Journey 2: The Mysterious Island
The Rock is pulling double duty in Hollywood and the WWE, and I feel like it’s 2004 all over again. This prequel/sequel to Journey to the Center of the Earth is perpetuating the proud slough of family friendly camp that’s been coming out lately. If Dwayne Johnson doesn’t give a Rock Bottom to a giant ant, then I’m not interested.

Safe House
Here’s another movie that fits into the neo-action genre. Stuff blows up, henchmen get shot like so many clay pigeons, and at the movie’s heart is a dark narrative. Denzel Washington starring made this feel like the direct continuation of Man on Fire. This is, in fact, a good thing.

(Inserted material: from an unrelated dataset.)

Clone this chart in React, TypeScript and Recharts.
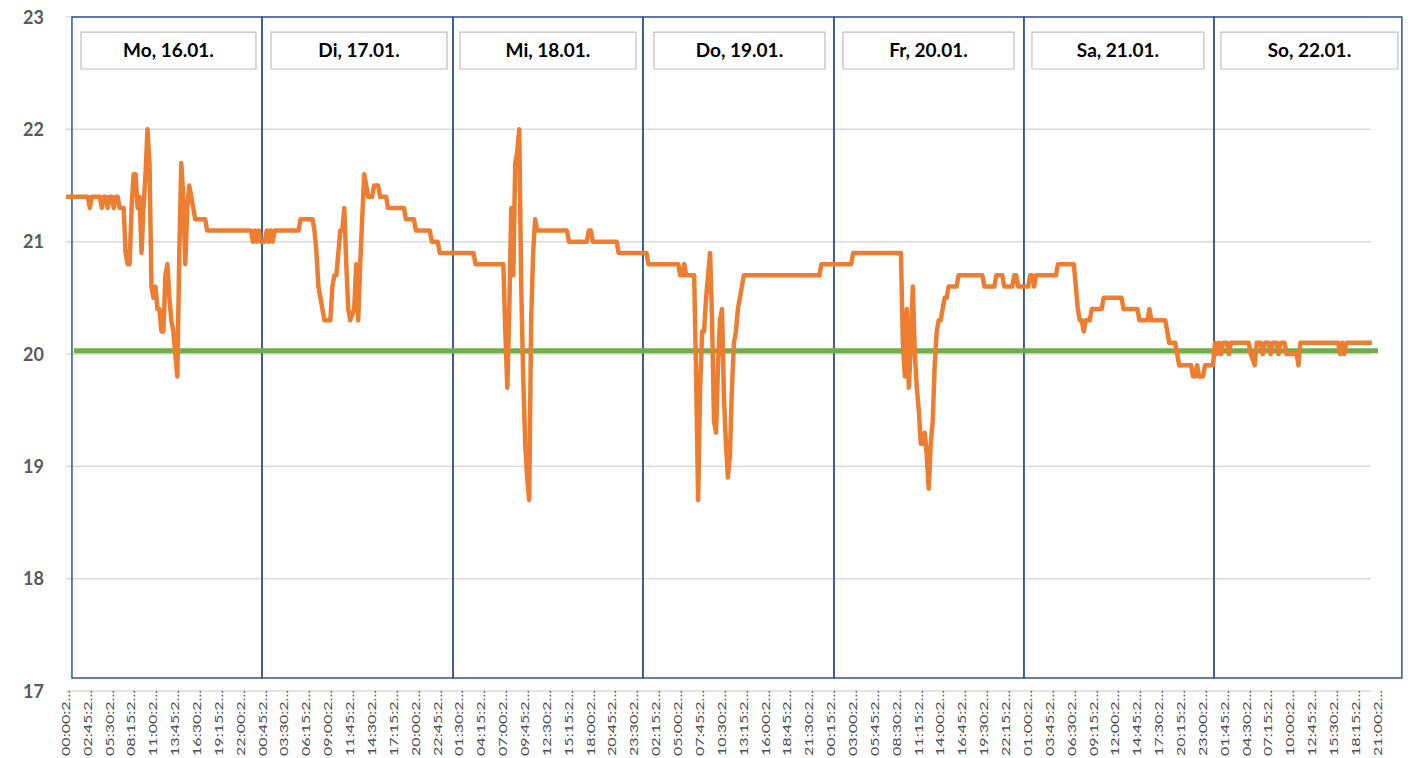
// Raumtemperatur Woche 16.01. – 22.01.
import { LineChart, Line, XAxis, YAxis, CartesianGrid, ReferenceArea } from 'recharts'

// [Stunden seit Mo 00:00, °C]
const MON: [number, number][] = [
  [0, 21.4], [2.75, 21.4], [3.0, 21.3], [3.25, 21.4], [4.25, 21.4], [4.5, 21.3], [4.75, 21.4], [5.0, 21.4],
  [5.25, 21.3], [5.5, 21.4], [5.75, 21.4], [6.0, 21.3], [6.25, 21.4], [6.5, 21.4], [6.75, 21.3], [7.25, 21.3],
  [7.5, 20.9], [7.75, 20.8], [8.0, 20.8], [8.25, 21.3], [8.5, 21.6], [8.75, 21.6], [9.0, 21.3], [9.25, 21.4],
  [9.5, 20.9], [9.75, 21.3], [10.0, 21.6], [10.25, 22.0], [10.5, 21.7], [10.75, 20.6], [11.0, 20.5], [11.25, 20.6],
  [11.5, 20.4], [11.75, 20.4], [12.0, 20.2], [12.25, 20.2], [12.5, 20.7], [12.75, 20.8], [13.0, 20.5], [13.25, 20.3],
  [13.5, 20.2], [13.75, 20.0], [14.0, 19.8], [14.25, 20.9], [14.5, 21.7], [14.75, 21.4], [15.0, 20.8], [15.25, 21.3],
  [15.5, 21.5], [15.75, 21.4], [16.0, 21.3], [16.25, 21.2], [17.5, 21.2], [17.75, 21.1], [23.25, 21.1], [23.5, 21.0],
  [23.75, 21.1], [24.0, 21.0], [24.25, 21.1], [24.5, 21.0], [25.0, 21.0], [25.25, 21.1], [25.5, 21.0], [25.75, 21.1],
  [26.0, 21.0], [26.25, 21.1],
]

const TUE: [number, number][] = [
  [29.25, 21.1], [29.5, 21.2], [31.0, 21.2], [31.25, 21.1], [31.5, 20.9], [31.75, 20.6], [32.0, 20.5], [32.25, 20.4],
  [32.5, 20.3], [33.25, 20.3], [33.5, 20.6], [33.75, 20.7], [34.0, 20.7], [34.25, 20.9], [34.5, 21.1], [34.75, 21.1],
  [35.0, 21.3], [35.25, 20.8], [35.5, 20.4], [35.75, 20.3], [36.25, 20.4], [36.5, 20.8], [36.75, 20.3], [37.0, 20.8],
  [37.25, 21.2], [37.5, 21.6], [37.75, 21.5], [38.0, 21.4], [38.5, 21.4], [38.75, 21.5], [39.25, 21.5], [39.5, 21.4],
  [40.25, 21.4], [40.5, 21.3], [42.5, 21.3], [42.75, 21.2], [43.75, 21.2], [44.0, 21.1], [45.75, 21.1], [46.0, 21.0],
  [46.75, 21.0], [47.0, 20.9], [51.25, 20.9],
]

const WED: [number, number][] = [
  [51.5, 20.8], [55.0, 20.8], [55.25, 20.2], [55.5, 19.7], [55.75, 20.4], [56.0, 21.3], [56.25, 20.7], [56.5, 21.7],
  [56.75, 21.8], [57.0, 22.0], [57.25, 20.6], [57.5, 19.8], [57.75, 19.2], [58.0, 18.9], [58.25, 18.7], [58.5, 20.3],
  [58.75, 20.9], [59.0, 21.2], [59.25, 21.1], [63.0, 21.1], [63.25, 21.0], [65.5, 21.0], [65.75, 21.1], [66.0, 21.1],
  [66.25, 21.0], [69.25, 21.0], [69.5, 20.9], [73.0, 20.9],
]

const THU: [number, number][] = [
  [73.25, 20.8], [77.0, 20.8], [77.25, 20.7], [77.5, 20.7], [77.75, 20.8], [78.0, 20.7], [79.0, 20.7], [79.25, 19.8],
  [79.5, 18.7], [79.75, 19.7], [80.0, 20.2], [80.25, 20.2], [80.5, 20.5], [80.75, 20.7], [81.0, 20.9], [81.25, 20.3],
  [81.5, 19.4], [81.75, 19.3], [82.0, 19.9], [82.25, 20.3], [82.5, 20.4], [82.75, 19.6], [83.0, 19.2], [83.25, 18.9],
  [83.5, 19.1], [83.75, 19.7], [84.0, 20.1], [84.25, 20.2], [84.5, 20.4], [84.75, 20.5], [85.0, 20.6], [85.25, 20.7],
  [94.75, 20.7], [95.0, 20.8], [98.75, 20.8],
]

const FRI: [number, number][] = [
  [99.0, 20.9], [105.0, 20.9], [105.25, 20.1], [105.5, 19.8], [105.75, 20.4], [106.0, 19.7], [106.25, 20.1],
  [106.5, 20.6], [106.75, 20.0], [107.0, 19.7], [107.25, 19.5], [107.5, 19.2], [107.75, 19.2], [108.0, 19.3],
  [108.25, 19.1], [108.5, 18.8], [108.75, 19.2], [109.0, 19.4], [109.25, 19.9], [109.5, 20.2], [109.75, 20.3],
  [110.0, 20.3], [110.25, 20.4], [110.5, 20.5], [110.75, 20.5], [111.0, 20.6], [112.0, 20.6], [112.25, 20.7],
  [115.25, 20.7], [115.5, 20.6], [116.75, 20.6], [117.0, 20.7], [117.75, 20.7], [118.0, 20.6], [119.0, 20.6],
  [119.25, 20.7], [119.5, 20.7], [119.75, 20.6], [121.0, 20.6], [121.25, 20.7], [121.5, 20.7], [121.75, 20.6],
  [122.0, 20.7],
]

const SAT: [number, number][] = [
  [124.5, 20.7], [124.75, 20.8], [126.75, 20.8], [127.0, 20.6], [127.25, 20.4], [127.5, 20.3], [127.75, 20.3],
  [128.0, 20.2], [128.25, 20.3], [128.75, 20.3], [129.0, 20.4], [130.25, 20.4], [130.5, 20.5], [132.75, 20.5],
  [133.0, 20.4], [134.75, 20.4], [135.0, 20.3], [136.0, 20.3], [136.25, 20.4], [136.5, 20.3], [138.25, 20.3],
  [138.5, 20.2], [138.75, 20.1], [139.5, 20.1], [139.75, 20.0], [140.0, 19.9], [141.5, 19.9], [141.75, 19.8],
  [142.0, 19.8], [142.25, 19.9], [142.5, 19.8], [143.0, 19.8], [143.25, 19.9], [144.25, 19.9],
]

const SUN: [number, number][] = [
  [144.5, 20.1], [144.75, 20.0], [145.0, 20.1], [145.25, 20.0], [145.5, 20.1], [146.0, 20.1], [146.25, 20.0],
  [146.5, 20.1], [148.75, 20.1], [149.0, 20.0], [149.5, 19.9], [149.75, 20.1], [150.25, 20.1], [150.5, 20.0],
  [150.75, 20.1], [151.25, 20.1], [151.5, 20.0], [151.75, 20.1], [152.25, 20.1], [152.5, 20.0], [152.75, 20.1],
  [153.25, 20.1], [153.5, 20.0], [154.75, 20.0], [155.0, 19.9], [155.25, 20.1], [160.0, 20.1], [160.25, 20.0],
  [160.5, 20.1], [160.75, 20.0], [161.0, 20.1], [164.25, 20.1],
]

// Sollwert
const TARGET: [number, number][] = [[1.0, 20.03], [165, 20.03]]

const Y_TICKS = [17, 18, 19, 20, 21, 22, 23]
const X_TICKS = Array.from({ length: 61 }, (_, i) => i * 2.75)

const DAY_LABELS = ['Mo, 16.01.', 'Di, 17.01.', 'Mi, 18.01.', 'Do, 19.01.', 'Fr, 20.01.', 'Sa, 21.01.', 'So, 22.01.']
const DAY_EDGES = [0.75, 24.65, 48.67, 72.56, 96.58, 120.47, 144.37, 168.0]
const LABEL_SPANS: [number, number][] = [
  [1.89, 23.89], [25.78, 47.92], [49.55, 71.68], [73.94, 95.45], [97.71, 119.22], [121.48, 143.1], [145.25, 167.5],
]

const tempData = [...MON, ...TUE, ...WED, ...THU, ...FRI, ...SAT, ...SUN].map(([h, t]) => ({ h, t }))
const targetData = TARGET.map(([h, t]) => ({ h, t }))

const FONT = 'Lato, "Liberation Sans", Arial, sans-serif'

function fmtTime(h: number) {
  const m = Math.round((h % 24) * 60)
  const hh = String(Math.floor(m / 60)).padStart(2, '0')
  const mm = String(m % 60).padStart(2, '0')
  return `${hh}:${mm}:2...`
}

function XTick(props: any) {
  const { x, payload } = props
  return (
    <text
      transform={`translate(${x + 3.8},690) rotate(-90)`}
      textAnchor="end"
      fontSize={10.5}
      fontFamily={FONT}
      fill="#4d4d4d"
      textLength={66}
      lengthAdjust="spacingAndGlyphs"
    >
      {fmtTime(payload.value)}
    </text>
  )
}

function YTick(props: any) {
  const { y, payload } = props
  return (
    <text x={44} y={y} dy={6.5} textAnchor="end" fontSize={18} fontWeight={700} fontFamily={FONT} fill="#595959">
      {payload.value}
    </text>
  )
}

export default function App() {
  return (
    <div style={{ position: 'absolute', left: 0, top: 0, width: 1412, height: 758, background: '#fff' }}>
      <LineChart width={1412} height={758} margin={{ top: 17, right: 34, bottom: 0, left: 0 }}>
        <CartesianGrid vertical={false} stroke="#d9d9d9" strokeWidth={1.5} x={66} width={1305} />
        <XAxis
          type="number"
          dataKey="h"
          domain={[0, 165]}
          ticks={X_TICKS}
          interval={0}
          height={67}
          axisLine={false}
          tickLine={false}
          tick={<XTick />}
          allowDataOverflow
        />
        <YAxis
          type="number"
          domain={[17, 23]}
          ticks={Y_TICKS}
          width={66}
          axisLine={false}
          tickLine={false}
          tick={<YTick />}
        />
        {DAY_LABELS.map((_, i) => (
          <ReferenceArea
            key={`day-${i}`}
            x1={DAY_EDGES[i]}
            x2={DAY_EDGES[i + 1]}
            y1={17.116}
            y2={23}
            fill="none"
            fillOpacity={0}
            stroke="#2F5597"
            strokeWidth={1.5}
            ifOverflow="visible"
          />
        ))}
        <Line
          data={targetData}
          dataKey="t"
          type="linear"
          stroke="#70AD47"
          strokeWidth={5}
          dot={false}
          isAnimationActive={false}
        />
        <Line
          data={tempData}
          dataKey="t"
          type="linear"
          stroke="#ED7D31"
          strokeWidth={4.5}
          strokeLinejoin="round"
          dot={false}
          isAnimationActive={false}
        />
        {DAY_LABELS.map((label, i) => (
          <ReferenceArea
            key={`lbl-${i}`}
            x1={LABEL_SPANS[i][0]}
            x2={LABEL_SPANS[i][1]}
            y1={22.537}
            y2={22.866}
            fill="#ffffff"
            fillOpacity={1}
            stroke="#bfbfbf"
            strokeWidth={1.2}
            ifOverflow="visible"
            label={{ value: label, position: 'center', fill: '#000000', fontSize: 19, fontWeight: 700, fontFamily: FONT }}
          />
        ))}
      </LineChart>
    </div>
  )
}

Star Wars Episode 1: The Phantom Menace 3D
Oh dear. There cannot be a worse time to be a Star Wars fan than right now. George Lucas is bound and determined to run every one of his intellectual properties into the cold, cold ground. Maybe before he kicks off, we’ll see AT-AT Walkers superimposed into THX 1138 and another Indiana Jones sequel.

The Grey
I already did this one, didn’t I?

The Vow
Rachel McAdams and Channing Tatum star in a horribly done two-hour version of that episode of Arrested Development where Jason Bateman loses his short-term memory in a car accident. A prolonged fart could replace all of the dialogue tracks and no narrative would be lost.

The Woman in Black
An actual horror movie that manages to break through the caked on layers of desensitization to elicit some vestige of an emotional response out of me gets a pass in my book. It’s also interesting to see where Daniel Radcliffe is heading post-Harry Potter.

Underworld: Awakening
Kate Beckinsale leathers up once again to kick the undead asses of the vampire scourge, this time in 3D.  If there was any justice in the world, the next Underworld sequel would pit Selene against Edward and Bella.